第二阶段(1976——1979),即从缺乏立法的司法到立法支持司法的转变期。文革结束后的四年时间,社会态势的转变带来了司法和立法工作的完善,而法制理念的提出也使立法和司法的断裂的状况得到初步纠正。如上所言,我国司法制度虽然在50年代就初步建立起来,但在文化大革命中被砸烂,文革后,大量冤假错案急待纠正,这就对司法活动提出迫切要求,正是在这样情况下,法院和检察院迅速得到重建。但是,需要注意的是由于立法在文革后的恢复相对滞后,司法从1976年到1979年的恢复,是建立在立法没有及时跟进的基础上的,或者说这是一个短暂的缺乏立法的司法阶段,而一直到1979年,随着《
刑法》和《
刑事诉讼法》两个法律的颁布,司法审判才正式走上了法制化、程序化的轨道,而“在这以前司法主要依政策和习惯做法进行”〔13〕自此之后,中国司法活动则开始以立法为前提、以法律为依据,而这种转变也直接为中国全面走向法制现代化道路奠定了基础。
这里需要引起我们注意的是,立法和司法的衔接问题正是在这个时期成为了一个严肃的、需要加以思考的主题。一个显著的标志就是1979年中共十一届三中全会公报在将民主法制建设提到崭新的高度的同时提出“为了保障人民民主,必须加强社会主义法制,使民主制度化、法律化,使这种制度和法律具有稳定性、连续性和极大的权威,做到有法可依、有法必依、执法必严、违法必究”。笔者认为这段表述特别是“有法可依、有法必依、执法必严、违法必究”十六字方针的提出实际上就是对如何衔接立法和司法所进行的回答,而对于这样一个回答,笔者认为可以从四方面加以认识:
1、这个回答首先是建立在“良法之治”的法治理念基础上,标志着“良法”之治的理念的合法化,其具有历史进步性并最终奠定了中国法制现代化建设的法治目标。
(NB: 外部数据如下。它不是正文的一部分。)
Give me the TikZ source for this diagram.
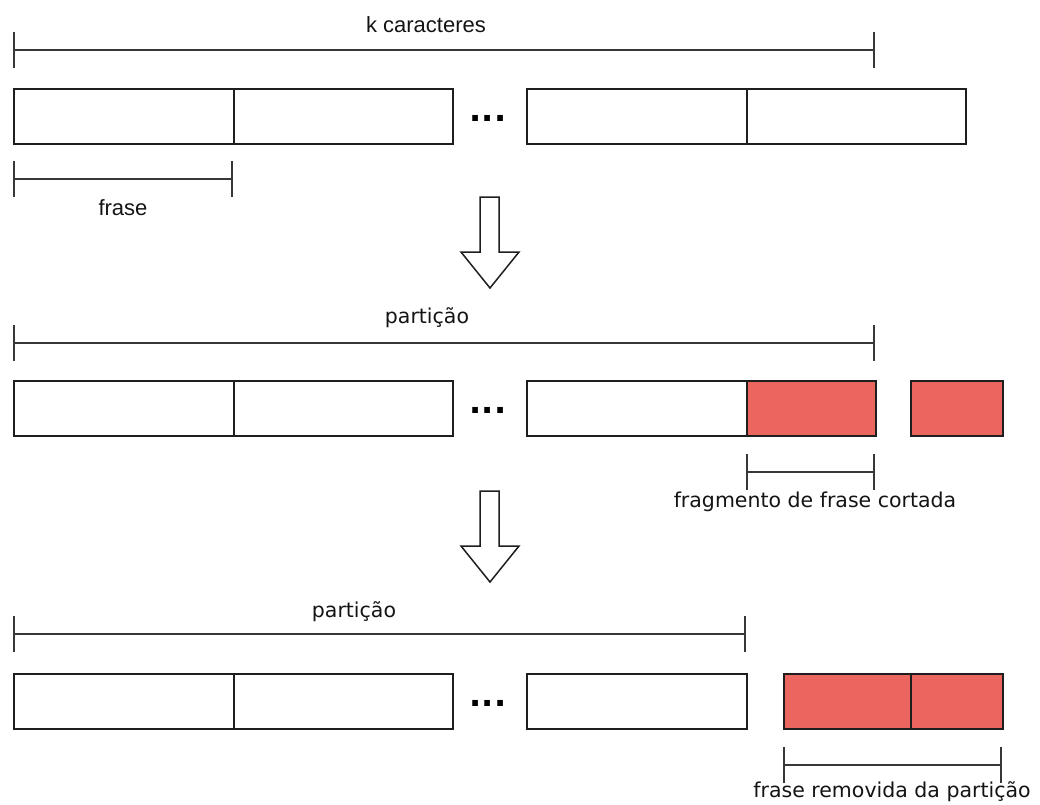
\documentclass[tikz,border=0pt]{standalone}
\usepackage{fontspec}
\setmainfont{DejaVu Sans}
\newfontfamily\arialfont{Liberation Sans}
\usetikzlibrary{arrows.meta}
\definecolor{cutred}{RGB}{234,102,94}
\definecolor{edgegray}{RGB}{30,30,30}
\definecolor{dimgray}{RGB}{55,55,55}

\begin{document}
\begin{tikzpicture}[x=1pt, y=-1pt,
  cell/.style={draw=edgegray, line width=1.5pt, fill=white, minimum width=220pt,
    minimum height=55pt, inner sep=0pt, anchor=north west},
  cut/.style={cell, fill=cutred},
  dim/.style={draw=dimgray, line width=2pt, {Bar[width=36pt]}-{Bar[width=36pt]}},
  lbl/.style={font=\fontsize{20.5}{24}\selectfont, text=black!92, inner sep=0pt, anchor=base},
  lbla/.style={font=\arialfont\fontsize{22}{26}\selectfont, text=black!92, inner sep=0pt, anchor=base},
  dots/.style={font=\bfseries\fontsize{32}{36}\selectfont, inner sep=0pt, anchor=base},
  bigarrow/.style={draw=edgegray, line width=1.5pt, fill=white, line join=miter}]
  \useasboundingbox (0,0) rectangle (1040,804);

  % first row: the whole text
  \node[cell] (a1) at (13,88) {};
  \node[cell, minimum width=219pt] (a2) at (233,88) {};
  \node[dots] (adots) at (488,121) {...};
  \node[cell] (a3) at (526,88) {};
  \node[cell, minimum width=219pt] (a4) at (746,88) {};
  \coordinate (kL) at (13,50);
  \coordinate (kR) at (875,50);
  \draw[dim] (kL) -- (kR);
  \node[lbla] (klab) at (426,32) {k caracteres};
  \coordinate (fL) at (13,179);
  \coordinate (fR) at (233,179);
  \draw[dim] (fL) -- (fR);
  \node[lbla] (flab) at (123,215) {frase};

  % arrows between rows
  \foreach \t in {197,491}
    \draw[bigarrow] (480,\t) -- (499,\t) -- (499,\t+55) -- (519,\t+55)
      -- (490,\t+91) -- (461,\t+55) -- (480,\t+55) -- cycle;

  % second row: partition cuts a phrase
  \node[cell] (b1) at (13,380) {};
  \node[cell, minimum width=219pt] (b2) at (233,380) {};
  \node[dots] (bdots) at (488,413) {...};
  \node[cell] (b3) at (526,380) {};
  \node[cut, minimum width=129pt] (b4) at (746,380) {};
  \node[cut, minimum width=92pt] (b5) at (910,380) {};
  \coordinate (pL) at (13,343);
  \coordinate (pR) at (875,343);
  \draw[dim] (pL) -- (pR);
  \node[lbl] (plab) at (427,323) {partição};
  \coordinate (gL) at (746,472);
  \coordinate (gR) at (875,472);
  \draw[dim] (gL) -- (gR);
  \node[lbl] (glab) at (815,507) {fragmento de frase cortada};

  % third row: phrase removed from partition
  \node[cell] (c1) at (13,673) {};
  \node[cell, minimum width=219pt] (c2) at (233,673) {};
  \node[dots] (cdots) at (488,706) {...};
  \node[cell] (c3) at (526,673) {};
  \node[cut, minimum width=127pt] (c4) at (783,673) {};
  \node[cut, minimum width=92pt] (c5) at (910,673) {};
  \coordinate (qL) at (13,634);
  \coordinate (qR) at (746,634);
  \draw[dim] (qL) -- (qR);
  \node[lbl] (qlab) at (354,617) {partição};
  \coordinate (rL) at (783,765);
  \coordinate (rR) at (1002,765);
  \draw[dim] (rL) -- (rR);
  \node[lbl] (rlab) at (892,797) {frase removida da partição};
\end{tikzpicture}
\end{document}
2、这个概括暗含了立法和司法权分离及相互制约的认识,其中“有法可依”是司法对立法的要求,“有法必依、执法必严、违法必纠”是立法对司法的要求,
3、但是这个概括简单化、理想化了,它仍然主要将立法和司法看作一个工作流程的两个时间段,看作一个单线的过程,没有注意到法律运行的内在矛盾,及二者之间内在张力,譬如,它无法真正回答有法可依的程度,无法回答如何实现有法必依以及执法的宽严如何把握等众多问题。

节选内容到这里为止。